Legislative Service Office officials told the Management Audit Committee that the Legislature’s program‑evaluation function has been largely dormant and the office lacks staff to perform the type of in‑depth program reviews the committee has historically commissioned.
"Essentially, since I became director in 2016, I poached positions from the management evaluation or a program evaluation section, to be able to hire personnel in other growth areas at LSO," the LSO director told the committee, explaining staffing decisions over the last decade. The director said the last full program evaluation by LSO was completed in 2018 and that, since then, the office has not undertaken a full program evaluation.
Matt Petrie, administrator of LSO’s Research and Evaluation Division, told the committee the Management Audit Committee previously considered two legislative options in 2023: to authorize seven new LSO positions (estimated at roughly $1 million a year) to restore program evaluation capacity, or to suspend program evaluation activities for five years and sunset the function. Neither bill advanced, and LSO staff said they currently do not retain full program‑evaluation staff.
The committee discussed whether to rely on external consultants for ad‑hoc evaluations or to rebuild an in‑house capability. LSO staff recommended consultants for single, discrete evaluations but said a permanent, staffed program would be preferable if the Legislature wants recurring, in‑depth reviews.
The committee also heard from Justin Chavez, director of the Department of Audit, on financial audits. Chavez said the statewide financial statement audit is procured through an RFP every four years and then performed annually by the selected independent CPA firm. Component units and many agencies separately procure independent CPA audits; in addition, the Department of Audit produces audit reports and said it could provide the committee with a consolidated list or summary of audits it receives each year (roughly 300 audits), noting that availability and the number of qualified firms in‑state is limited.
LSO staff and committee members noted practical constraints: the Legislature itself does not conduct routine financial audits; to secure a financial audit of a state agency the committee would need statutory authority and money to hire an outside accounting firm, or LSO would need to build an internal financial‑audit capability. The LSO director told members the committee can request such audits, but "you would need money to be able to do that" and the committee cannot appropriate funds itself.

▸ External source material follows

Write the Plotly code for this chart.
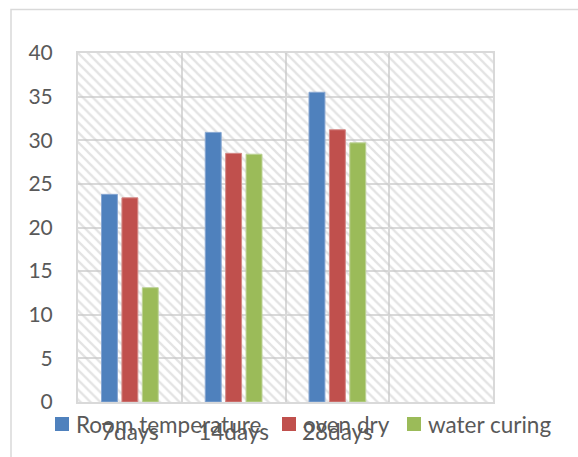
import plotly.graph_objects as go

categories = ["7days", "14days", "28days"]
room_temperature = [23.8, 30.9, 35.5]
oven_dry = [23.4, 28.5, 31.2]
water_curing = [13.1, 28.4, 29.7]
y_ticks = [0, 5, 10, 15, 20, 25, 30, 35, 40]
series_names = ["Room temperature", "oven dry", "water curing"]
series_colors = ["#4f81bd", "#c0504d", "#9bbb59"]
edge_colors = ["#86a6d2", "#d48986", "#bcd295"]

FONT = "Lato"
GRID = "#d9d9d9"
TXT = "#595959"

W, H = 578, 457
L, R, T, B = 78, 578 - 493, 53, 457 - 402
pw, ph = W - L - R, H - T - B


def px(xp):
    return (xp - L) / pw


def py(yp):
    return (402 - yp) / ph


fig = go.Figure()

# hatched plot-area background (main subplot)
fig.add_trace(go.Bar(
    x=[1.5], y=[40], width=[4], xaxis="x", yaxis="y",
    marker=dict(color="rgba(0,0,0,0)", line=dict(width=0),
                pattern=dict(shape="\\", fgcolor="#c8c8c8", bgcolor="rgba(0,0,0,0)",
                             size=7, solidity=0.33, fillmode="overlay")),
    showlegend=False, hoverinfo="skip"))

xpos = list(range(len(categories)))
for name, vals, col, edge in zip(series_names,
                                 [room_temperature, oven_dry, water_curing],
                                 series_colors, edge_colors):
    fig.add_trace(go.Bar(x=xpos, y=vals, name=name, xaxis="x2", yaxis="y",
                         showlegend=False,
                         marker=dict(color=col, line=dict(color=edge, width=1))))

# legend drawn as swatches + text, matching the reference's placement
legend_x = [55, 282, 407]
shapes = [dict(type="rect", xref="paper", yref="paper",
               x0=px(11), x1=px(590), y0=py(470), y1=py(9.5),
               line=dict(color=GRID, width=1.5), layer="below")]
annotations = []
for lx, name, col in zip(legend_x, series_names, series_colors):
    shapes.append(dict(type="rect", xref="paper", yref="paper",
                       x0=px(lx), x1=px(lx + 14), y0=py(431), y1=py(417),
                       fillcolor=col, line=dict(width=0), layer="above"))
    annotations.append(dict(text=name, xref="paper", yref="paper",
                            x=px(lx + 19), y=py(424), xanchor="left", yanchor="middle",
                            showarrow=False, font=dict(size=22.5, color=TXT)))

fig.update_layout(
    width=W, height=H,
    margin=dict(l=L, r=R, t=T, b=B, autoexpand=False),
    paper_bgcolor="white", plot_bgcolor="white",
    barmode="group", bargap=0.41, bargroupgap=0.22,
    font=dict(family=FONT, size=22, color=TXT),
    showlegend=False,
    xaxis=dict(range=[-0.5, 3.5], tickvals=[0.5, 1.5, 2.5], showticklabels=False,
               showgrid=True, gridcolor=GRID, gridwidth=2, zeroline=False,
               showline=True, mirror=True, linecolor=GRID, linewidth=2, ticks=""),
    xaxis2=dict(range=[-0.5, 3.5], overlaying="x", anchor="y", side="bottom",
                tickvals=xpos, ticktext=categories, showgrid=False, zeroline=False,
                ticks="", ticklabelstandoff=14, tickfont=dict(size=22.5, color=TXT)),
    yaxis=dict(range=[0, 40], tickvals=y_ticks, showgrid=True, gridcolor=GRID, gridwidth=2,
               zeroline=False, showline=True, mirror=True, linecolor=GRID, linewidth=2,
               ticks="", ticklabelstandoff=19, tickfont=dict(size=21, color=TXT)),
    shapes=shapes,
    annotations=annotations,
)

fig.write_html("out.html",
               config={"displayModeBar": False},
               post_script="document.body.style.margin='0';document.body.style.overflow='hidden';")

Committee next steps included requests to LSO and the Department of Audit: Department of Audit will provide a summary of audits it holds or receives (including independent CPA audits of component units), and LSO will circulate departmental program‑priority tables taken from agency budget materials so committee members can identify statutory authorities or programs that appear inactive or unfunded. Committee members said they will review those materials and return to the question of whether to pursue restored in‑house evaluations or engage consultants.